7–11 Apr 2025
Lecture and Conference Centre
Europe/Warsaw timezone

Spectral analysis of preconditioners for fully implicit Runge-Kutta methods

9 Apr 2025, 17:10
20m
Room 0.21

Room 0.21

Speaker

Michal Outrata

Description

When using implicit Runge-Kutta methods (IRK) for solving linear parabolic or hyperbolic PDEs, solving the system of stage equations M * k = bis usually the computational bottleneck as the dimension of this problem for an s-stage IRK method becomes O(sn) where the spatial discretization dimension n can be very large. Hence the solution process requires the use of iterative solvers, whose convergence can be less than satisfactory. Moreover, due to the structure of the stage equations, the matrix M does not directly inherit any of the preferable properties of the spatial operator, making GMRES the go-to solver. Therefore we need a preconditioner and in [Neytcheva & Axelsson, 2020] and also [Howle et al., 2021, 2022 & 2024] a family of block preconditioners was utilized and numerically tested with promising results. These preconditioners are all based on the underlying Kronecker product structure of M and the fact that all manipulations with the s-by-s Butcher matrix A are cheap. Recently, in [Gander \& Outrata, 2024] and also [Dravins et al., 2023 \& 2024], two seemingly different approaches for a spectral analysis of the preconditioned systems were proposed. In the first paper, the emphasis is on using these results for estimating the preconditioned GMRES convergence, while in the others, the authors derive appealing asymptotic results on the spectrum clustering.

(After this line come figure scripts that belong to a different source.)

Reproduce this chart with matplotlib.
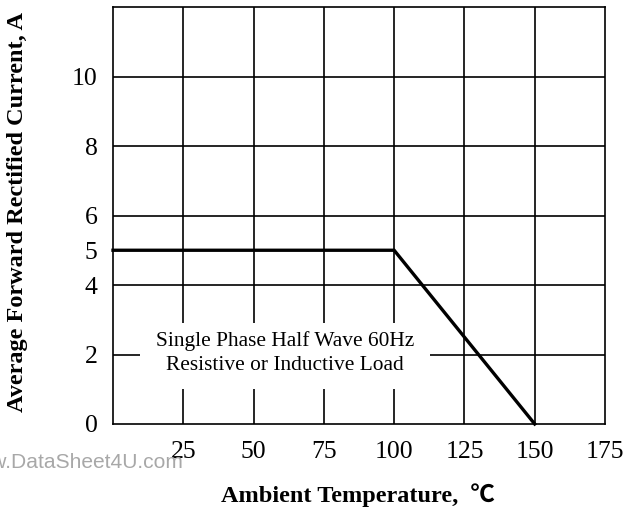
import matplotlib
matplotlib.use("Agg")
import matplotlib.pyplot as plt
from matplotlib.patches import Rectangle

# Data
temp = [0, 100, 150]
current = [5, 5, 0]
x_ticks = [25, 50, 75, 100, 125, 150, 175]
y_ticks = [0, 2, 4, 5, 6, 8, 10]
x_grid = [25, 50, 75, 100, 125, 150]
y_grid = [2, 4, 6, 8, 10]
note_lines = ["Single Phase Half Wave 60Hz", "Resistive or Inductive Load"]
xlabel = "Ambient Temperature,  \u2103"
ylabel = "Average Forward Rectified Current, A"
watermark = "www.DataSheet4U.com"

serif = ["Liberation Serif", "DejaVu Serif"]
plt.rcParams["font.family"] = serif

fig = plt.figure(figsize=(6.36, 5.11), dpi=100)
ax = fig.add_axes([113/636, 1-424/511, (605-113)/636, (424-7)/511])
ax.set_xlim(0, 175)
ax.set_ylim(0, 12)

lw_grid = 1.2
for xv in x_grid:
    ax.axvline(xv, color="black", lw=lw_grid, zorder=1)
for yv in y_grid:
    ax.axhline(yv, color="black", lw=lw_grid, zorder=1)
for s in ax.spines.values():
    s.set_linewidth(lw_grid)

# white box behind note
ax.add_patch(Rectangle((9.6, 1.0), 103.2, 1.9, facecolor="white",
                       edgecolor="none", zorder=2))
ax.text(61.2, 2.05, "\n".join(note_lines), ha="center", va="center",
        fontsize=15.4, linespacing=1.38, zorder=3)

ax.plot(temp, current, color="black", lw=2.4, zorder=4,
        solid_joinstyle="miter", clip_on=False)

ax.set_xticks(x_ticks)
ax.set_xticklabels([str(v) for v in x_ticks])
ax.set_yticks(y_ticks)
ax.set_yticklabels([str(v) for v in y_ticks])
ax.tick_params(length=0, labelsize=18.5)
ax.tick_params(axis="x", pad=12)
ax.tick_params(axis="y", pad=11)

fig.text(18/636, 1-212/511, ylabel, rotation=90, ha="center", va="center",
         fontsize=17.5, fontweight="bold")
fig.text(358/636, 1-495/511, xlabel, ha="center", va="center",
         fontsize=17.5, fontweight="bold",
         family=["Liberation Serif", "Noto Sans CJK SC"])

fig.text(183/636, 1-462/511, watermark, ha="right", va="center",
         fontsize=15.1, color="#a8a8a8", family=["Liberation Sans"], zorder=0)

fig.savefig("out.png", dpi=100)
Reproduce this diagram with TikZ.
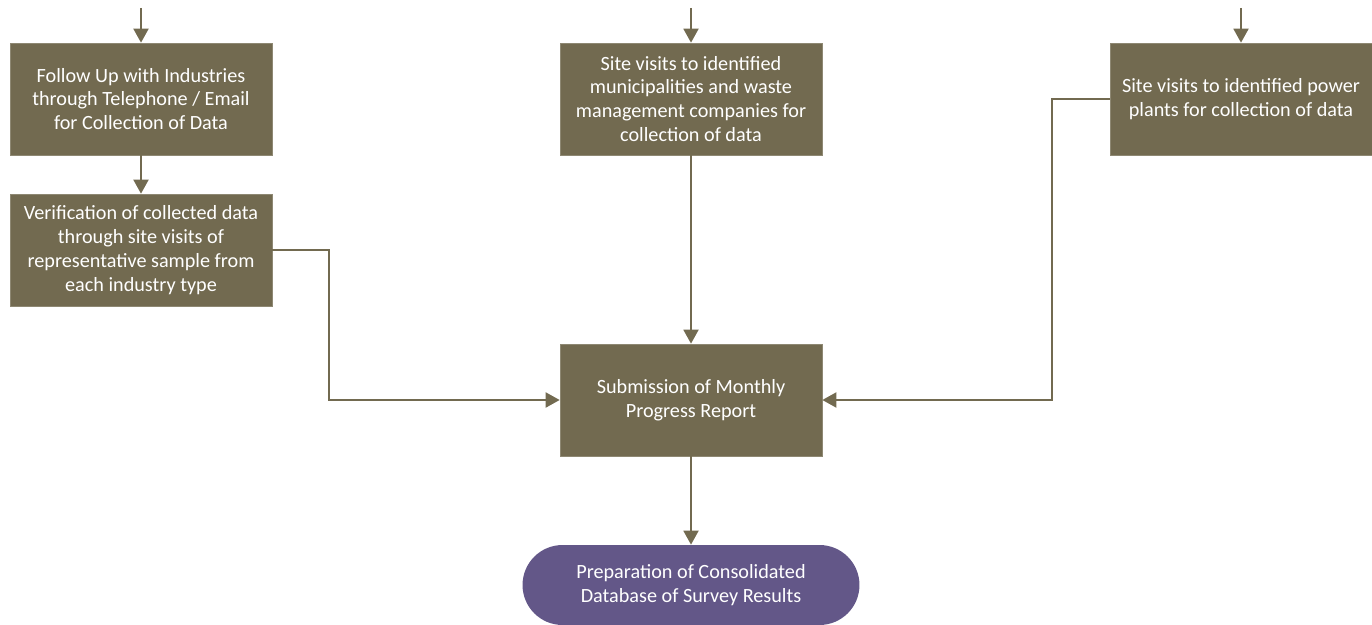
\documentclass[tikz,border=0pt]{standalone}
\usepackage{fontspec}
\setmainfont{Carlito}
\usepackage{xcolor}
\usepackage{tikz}
\usetikzlibrary{arrows.meta, positioning}
\definecolor{olive}{HTML}{726A50}
\definecolor{plum}{HTML}{635788}
\tikzset{
    task/.style={rectangle, fill=olive, draw=olive!80!white, thin, minimum width=5.24cm, minimum height=2.24cm, align=center, text=white, font=\fontsize{11.5}{13.6}\selectfont},
    finish/.style={rectangle, rounded corners=0.8cm, fill=plum, minimum width=6.74cm, minimum height=1.6cm, align=center, text=white, font=\fontsize{11.5}{13.6}\selectfont},
    arrow/.style={-{Triangle[length=0.28cm, width=0.3cm]}, draw=olive, line width=1.1pt}
}

\begin{document}
\begin{tikzpicture}[x=0.02cm, y=-0.02cm]
    \useasboundingbox (0,0) rectangle (1372,625);
    \node[task] (follow) at (141,99) {Follow Up with Industries\\through Telephone / Email\\for Collection of Data};
    \node[task] (verify) at (141,250) {Verification of collected data\\through site visits of\\representative sample from\\each industry type};
    \node[task] (municip) at (691,99) {Site visits to identified\\municipalities and waste\\management companies for\\collection of data};
    \node[task] (power) at (1241,99) {Site visits to identified power\\plants for collection of data};
    \node[task] (report) at (691,400) {Submission of Monthly\\Progress Report};
    \node[finish] (database) at (691,585) {Preparation of Consolidated\\Database of Survey Results};
    \coordinate (inA) at (141,8);
    \coordinate (inB) at (691,8);
    \coordinate (inC) at (1241,8);
    \draw[arrow] (inA) -- (follow);
    \draw[arrow] (inB) -- (municip);
    \draw[arrow] (inC) -- (power);
    \draw[arrow] (follow) -- (verify);
    \draw[arrow] (verify.east) -| (329,400) -- (report.west);
    \draw[arrow] (municip) -- (report);
    \draw[arrow] (power.west) -| (1052,400) -- (report.east);
    \draw[arrow] (report) -- (database);
\end{tikzpicture}
\end{document}
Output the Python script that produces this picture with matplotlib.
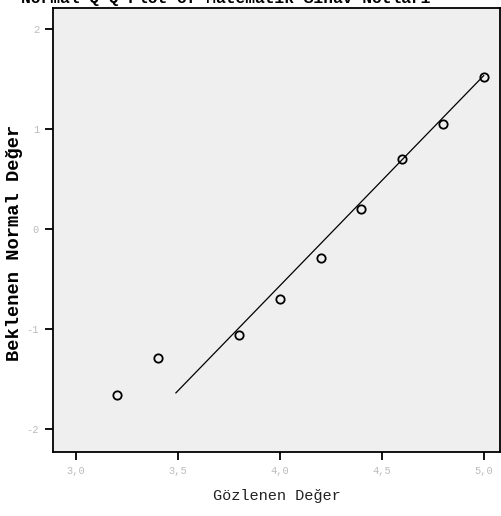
import matplotlib
matplotlib.use('Agg')
import matplotlib.pyplot as plt
import numpy as np

# observed values and their expected normal scores
observed = [3.2, 3.4, 3.8, 4.0, 4.2, 4.4, 4.6, 4.8, 5.0]
expected = [-1.66, -1.29, -1.06, -0.70, -0.29, 0.20, 0.70, 1.05, 1.52]

# reference line parameters (expected = (x - mean) / sd)
line_mean = 4.27
line_sd = 0.476
line_range = [3.49, 5.0]

x_ticks = [3.0, 3.5, 4.0, 4.5, 5.0]
x_ticklabels = ['3,0', '3,5', '4,0', '4,5', '5,0']
y_ticks = [-2, -1, 0, 1, 2]
y_ticklabels = ['-2', '-1', '0', '1', '2']

W, H = 501, 516
fig = plt.figure(figsize=(W / 100, H / 100), dpi=100)
fig.patch.set_facecolor('white')

left, right, top, bottom = 53, 500, 8, 452
ax = fig.add_axes([left / W, 1 - bottom / H, (right - left) / W, (bottom - top) / H])
ax.set_facecolor('#efefef')

line_x = np.array(line_range)
ax.plot(line_x, (line_x - line_mean) / line_sd, color='black', lw=0.9)
ax.plot(observed, expected, linestyle='', marker='o', markersize=6,
        markerfacecolor='none', markeredgecolor='black', markeredgewidth=1.3)

ax.set_xlim(2.887, 5.08)
ax.set_ylim(-2.23, 2.21)

ax.set_xticks(x_ticks)
ax.set_xticklabels(x_ticklabels)
ax.set_yticks(y_ticks)
ax.set_yticklabels(y_ticklabels)
ax.tick_params(direction='out', length=6, width=1.3, color='black',
               labelcolor='#bbbbbb', labelsize=7.5, pad=4)
for lab in ax.get_xticklabels() + ax.get_yticklabels():
    lab.set_family('Liberation Mono')

for side in ['left', 'bottom', 'top', 'right']:
    ax.spines[side].set_linewidth(1.3)
    ax.spines[side].set_color('black')

ax.set_xlabel('Gözlenen Değer', family='Liberation Mono', fontsize=11,
              color='#222222')
ax.xaxis.set_label_coords((277 - left) / (right - left), -(496 - bottom) / (bottom - top))
ax.xaxis.label.set_va('center')

ax.set_ylabel('Beklenen Normal Değer', family='Liberation Mono', fontsize=13.5,
              fontweight='bold', color='black')
ax.yaxis.set_label_coords(-(left - 15) / (right - left), (bottom - 243) / (bottom - top))
ax.yaxis.label.set_va('center')

# title sits at the top edge, only its lower part shows
fig.text(226 / W, 1 - 3 / H, 'Normal Q-Q Plot of Matematik Sınav Notları',
         family='Liberation Mono', fontweight='bold', fontsize=11.7,
         ha='center', va='baseline')

fig.savefig('out.png', dpi=100)
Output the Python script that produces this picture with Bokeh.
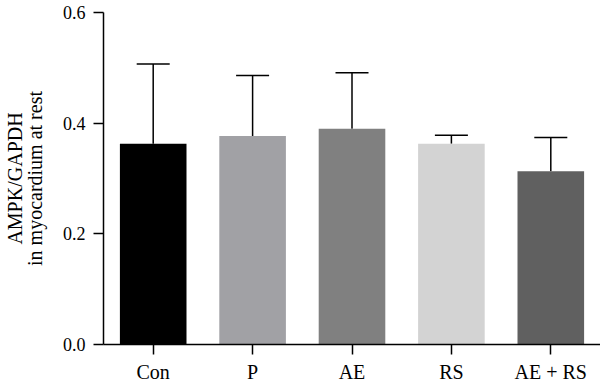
from bokeh.plotting import figure
from bokeh.models import ColumnDataSource, FactorRange, Range1d, FixedTicker, NumeralTickFormatter, Whisker, TeeHead
from bokeh.embed import file_html
from bokeh.resources import INLINE

groups = ["Con", "P", "AE", "RS", "AE + RS"]
means = [0.363, 0.377, 0.390, 0.363, 0.313]
upper = [0.507, 0.486, 0.491, 0.378, 0.374]
colors = ["#000000", "#a1a1a5", "#808080", "#d3d3d3", "#606060"]
yticks = [0.0, 0.2, 0.4, 0.6]

src = ColumnDataSource(dict(x=groups, top=means, upper=upper, color=colors))

p = figure(width=600, height=385, output_backend="svg", toolbar_location=None,
           x_range=FactorRange(*groups, range_padding=0), y_range=Range1d(0, 0.6),
           min_border_left=100, min_border_right=0, min_border_top=12, min_border_bottom=41)
p.outline_line_color = None
p.xgrid.grid_line_color = None
p.ygrid.grid_line_color = None
p.background_fill_color = "white"
p.border_fill_color = "white"

whisk = Whisker(source=src, base="x", upper="upper", lower="top",
                line_color="black", line_width=1.5,
                upper_head=TeeHead(size=33, line_color="black", line_width=1.5),
                lower_head=None, level="underlay")
p.add_layout(whisk)
p.vbar(x="x", top="top", width=0.67, source=src, fill_color="color", line_color=None)

font = "Liberation Serif"
p.yaxis.ticker = FixedTicker(ticks=yticks)
p.yaxis.formatter = NumeralTickFormatter(format="0.0")
p.yaxis.axis_label = "AMPK/GAPDH\nin myocardium at rest"
p.yaxis.axis_label_text_font = font
p.yaxis.axis_label_text_font_size = "20px"
p.yaxis.axis_label_text_font_style = "normal"
p.yaxis.axis_label_text_align = "center"
p.yaxis.axis_label_text_line_height = 0.92
p.yaxis.axis_label_standoff = 14

for ax in (p.xaxis[0], p.yaxis[0]):
    ax.axis_line_color = "black"
    ax.axis_line_width = 1.5
    ax.major_tick_line_color = "black"
    ax.major_tick_line_width = 1.5
    ax.major_tick_out = 10
    ax.major_tick_in = 0
    ax.minor_tick_line_color = None
    ax.major_label_text_font = font
    ax.major_label_text_color = "black"
    ax.axis_label_text_color = "black"

p.yaxis.major_label_text_font_size = "18px"
p.yaxis.major_label_standoff = 8
p.xaxis.major_label_text_font_size = "20px"
p.xaxis.major_label_standoff = 6

open("out.html", "w").write(file_html(p, INLINE))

In this talk we will show the equivalence of the two approaches. We will also extend the techniques used for estimating the GMRES convergence profile to the framework used by Dravins et al., thus covering a larger family of parabolic or hyperbolic PDEs, for which we can get an insight into the preconditioned GMRES behavior. The main tools used are the Kronecker product structure, conformal mapping theory and Schwarz-Chrstoffel maps. We will demonstrate our results on several numerical examples.